PROBLEM REQUIREMENTS » Give the listing below again in full, exactly as written.

SOURCE EXCERPT »
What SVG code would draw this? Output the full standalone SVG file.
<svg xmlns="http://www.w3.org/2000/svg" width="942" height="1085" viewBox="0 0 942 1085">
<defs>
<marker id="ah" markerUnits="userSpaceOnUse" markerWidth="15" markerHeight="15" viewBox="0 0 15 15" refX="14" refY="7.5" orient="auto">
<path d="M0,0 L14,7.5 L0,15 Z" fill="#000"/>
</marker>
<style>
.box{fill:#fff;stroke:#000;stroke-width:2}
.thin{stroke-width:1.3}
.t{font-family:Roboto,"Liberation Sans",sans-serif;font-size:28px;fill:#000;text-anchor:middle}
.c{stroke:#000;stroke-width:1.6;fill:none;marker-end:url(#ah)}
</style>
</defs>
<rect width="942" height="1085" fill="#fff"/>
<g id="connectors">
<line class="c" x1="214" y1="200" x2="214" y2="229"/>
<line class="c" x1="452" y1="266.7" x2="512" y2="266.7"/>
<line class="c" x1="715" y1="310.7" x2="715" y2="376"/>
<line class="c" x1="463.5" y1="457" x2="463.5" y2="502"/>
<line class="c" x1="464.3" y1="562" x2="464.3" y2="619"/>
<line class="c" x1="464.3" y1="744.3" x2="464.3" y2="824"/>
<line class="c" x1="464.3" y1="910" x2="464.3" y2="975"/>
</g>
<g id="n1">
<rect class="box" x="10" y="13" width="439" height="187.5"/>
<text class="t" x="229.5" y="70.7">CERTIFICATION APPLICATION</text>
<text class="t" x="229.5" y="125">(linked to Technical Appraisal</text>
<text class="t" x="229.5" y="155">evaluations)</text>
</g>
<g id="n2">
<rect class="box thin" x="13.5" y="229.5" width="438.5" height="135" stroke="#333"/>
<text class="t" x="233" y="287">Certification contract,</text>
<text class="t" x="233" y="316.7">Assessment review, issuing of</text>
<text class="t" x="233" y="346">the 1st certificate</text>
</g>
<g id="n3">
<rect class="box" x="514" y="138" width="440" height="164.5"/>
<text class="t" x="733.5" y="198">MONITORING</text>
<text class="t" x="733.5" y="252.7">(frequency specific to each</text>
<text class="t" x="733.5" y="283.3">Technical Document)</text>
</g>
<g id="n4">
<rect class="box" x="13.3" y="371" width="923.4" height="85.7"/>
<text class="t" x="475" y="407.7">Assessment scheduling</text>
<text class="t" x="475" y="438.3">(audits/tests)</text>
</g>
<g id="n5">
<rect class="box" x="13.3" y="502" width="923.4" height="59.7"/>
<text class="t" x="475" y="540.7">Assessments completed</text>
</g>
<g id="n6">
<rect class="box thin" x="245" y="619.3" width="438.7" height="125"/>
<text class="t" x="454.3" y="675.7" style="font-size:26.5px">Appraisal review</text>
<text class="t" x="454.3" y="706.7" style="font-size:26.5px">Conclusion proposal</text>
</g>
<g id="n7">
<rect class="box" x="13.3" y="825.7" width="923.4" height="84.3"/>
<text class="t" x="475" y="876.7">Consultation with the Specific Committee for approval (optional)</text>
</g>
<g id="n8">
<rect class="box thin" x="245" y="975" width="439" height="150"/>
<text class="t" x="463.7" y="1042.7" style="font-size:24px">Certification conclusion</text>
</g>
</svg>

WRITTEN ANSWER »
What SVG code would draw this? Output the full standalone SVG file.
<svg xmlns="http://www.w3.org/2000/svg" width="942" height="1085" viewBox="0 0 942 1085">
<defs>
<marker id="ah" markerUnits="userSpaceOnUse" markerWidth="15" markerHeight="15" viewBox="0 0 15 15" refX="14" refY="7.5" orient="auto">
<path d="M0,0 L14,7.5 L0,15 Z" fill="#000"/>
</marker>
<style>
.box{fill:#fff;stroke:#000;stroke-width:2}
.thin{stroke-width:1.3}
.t{font-family:Roboto,"Liberation Sans",sans-serif;font-size:28px;fill:#000;text-anchor:middle}
.c{stroke:#000;stroke-width:1.6;fill:none;marker-end:url(#ah)}
</style>
</defs>
<rect width="942" height="1085" fill="#fff"/>
<g id="connectors">
<line class="c" x1="214" y1="200" x2="214" y2="229"/>
<line class="c" x1="452" y1="266.7" x2="512" y2="266.7"/>
<line class="c" x1="715" y1="310.7" x2="715" y2="376"/>
<line class="c" x1="463.5" y1="457" x2="463.5" y2="502"/>
<line class="c" x1="464.3" y1="562" x2="464.3" y2="619"/>
<line class="c" x1="464.3" y1="744.3" x2="464.3" y2="824"/>
<line class="c" x1="464.3" y1="910" x2="464.3" y2="975"/>
</g>
<g id="n1">
<rect class="box" x="10" y="13" width="439" height="187.5"/>
<text class="t" x="229.5" y="70.7">CERTIFICATION APPLICATION</text>
<text class="t" x="229.5" y="125">(linked to Technical Appraisal</text>
<text class="t" x="229.5" y="155">evaluations)</text>
</g>
<g id="n2">
<rect class="box thin" x="13.5" y="229.5" width="438.5" height="135" stroke="#333"/>
<text class="t" x="233" y="287">Certification contract,</text>
<text class="t" x="233" y="316.7">Assessment review, issuing of</text>
<text class="t" x="233" y="346">the 1st certificate</text>
</g>
<g id="n3">
<rect class="box" x="514" y="138" width="440" height="164.5"/>
<text class="t" x="733.5" y="198">MONITORING</text>
<text class="t" x="733.5" y="252.7">(frequency specific to each</text>
<text class="t" x="733.5" y="283.3">Technical Document)</text>
</g>
<g id="n4">
<rect class="box" x="13.3" y="371" width="923.4" height="85.7"/>
<text class="t" x="475" y="407.7">Assessment scheduling</text>
<text class="t" x="475" y="438.3">(audits/tests)</text>
</g>
<g id="n5">
<rect class="box" x="13.3" y="502" width="923.4" height="59.7"/>
<text class="t" x="475" y="540.7">Assessments completed</text>
</g>
<g id="n6">
<rect class="box thin" x="245" y="619.3" width="438.7" height="125"/>
<text class="t" x="454.3" y="675.7" style="font-size:26.5px">Appraisal review</text>
<text class="t" x="454.3" y="706.7" style="font-size:26.5px">Conclusion proposal</text>
</g>
<g id="n7">
<rect class="box" x="13.3" y="825.7" width="923.4" height="84.3"/>
<text class="t" x="475" y="876.7">Consultation with the Specific Committee for approval (optional)</text>
</g>
<g id="n8">
<rect class="box thin" x="245" y="975" width="439" height="150"/>
<text class="t" x="463.7" y="1042.7" style="font-size:24px">Certification conclusion</text>
</g>
</svg>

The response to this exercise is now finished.